Présentation
Parmi les phénomènes majeurs engendrés par le développement d’internet, figure l’essor des plateformes de rencontre, c’est-à-dire des sites de rencontre en ligne.
Ils ont révolutionné et continuent de métamorphoser la façon dont bien des couples ou des relations se nouent, rendant quelque peu obsolètes – mais sans les supprimer – d’autres procédés de médiation, telles que petites annonces et agences de rencontre… Plus ou moins culturel selon les sociétés d’un point de vue historico-géographique, le recours à une médiation organisée dans la formation des couples est devenu un phénomène social global qui prend appui sur la volonté des personnes intéressées. De fait, ces plateformes opérant une médiation simple d’accès et rapide par voie dématérialisée, elles conduisent à une déterritorialisation de l’offre en matière matrimoniale ou même simplement amicale. Ainsi, ce que certains appellent la révolution numérique a conduit à rendre possibles des choix relationnels - amoureux ou simplement amicaux – planétaires.
Dans le prolongement direct, cet essor des plateformes de rencontre se déploie en direction d’autres horizons. Ainsi, il est un phénomène économique tant d’un point de vue macro-économique que micro-économique, étant appréhendé par les acteurs économiques comme une source possible de profit, sur la base d’une dynamique de communication adaptée à la cible, qu’il s’agisse de chercheurs d’âme sœur, d’adeptes de rencontres éphémères…
De là aussi, des dérives en résultent (telle la prostitution via les sites internet de rencontres) qui sont appréhendées par le droit. Plus généralement, le juriste est confronté aux multiples facettes liées au régime juridique des plateformes de rencontre, telles que les aspects contractuels du système des plateformes, la protection du consommateur, la gestion des données, et derrière lesquelles il est permis de poser des noms évocateurs : consentement, liberté… A travers eux, il se distingue qu’il n’est pas permis véritablement de s’intéresser au thème des plateformes de rencontre sans mettre en évidence cette idée que l’enjeu essentiel lié à cette dématérialisation croissante de la mise en relation avec autrui est le respect de l’humain.

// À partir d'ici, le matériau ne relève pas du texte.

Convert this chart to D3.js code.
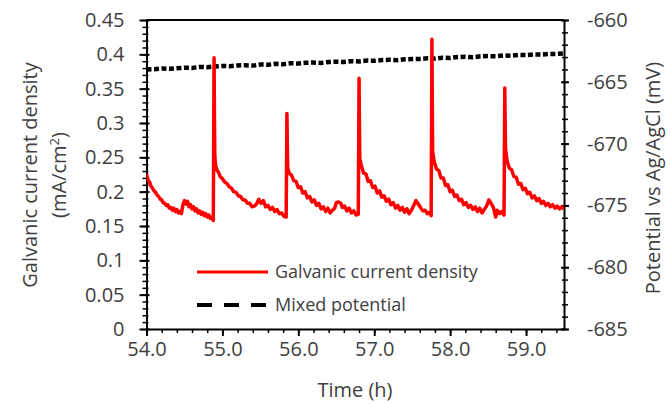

Ceci conduit mettre en évidence la tendance constatée à la « gamification » de la relation qui s’opère via les sites de rencontre en ligne (c’est-à-dire son inscription possible dans un environnement inspiré des mécanismes des jeux vidéo, tels que la compétition, les récompenses…), de façon à rendre stimulant et addictif cet environnement virtuel de rencontre. Spécialement, le jeu de séduction qui en découle n’est pas toujours sans dangers du point de vue cognitif (phénomènes de manipulation, de « ghosting » c’est-à-dire d’interruption brutale de la relation…). Parallèlement, cet environnement peut être le relais de discours racistes qui fleurissent sur les réseaux sociaux. Or par ailleurs, ce jeu, notamment de séduction, jusque-là humain, s’artificialise avec notamment le recours à l’intelligence artificielle. La rencontre peut-être aussi faite avec un être virtuel - synthétique, artificiel – peu important en définitive le nom qu’on lui donne. Une telle relation qui n’a donc certes rien de réel, ni même d’intelligent au sens humain d’une faculté de comprendre, de concevoir, de connaître, de ressentir…, mais tout en pouvant avoir des répercussions cognitives majeures.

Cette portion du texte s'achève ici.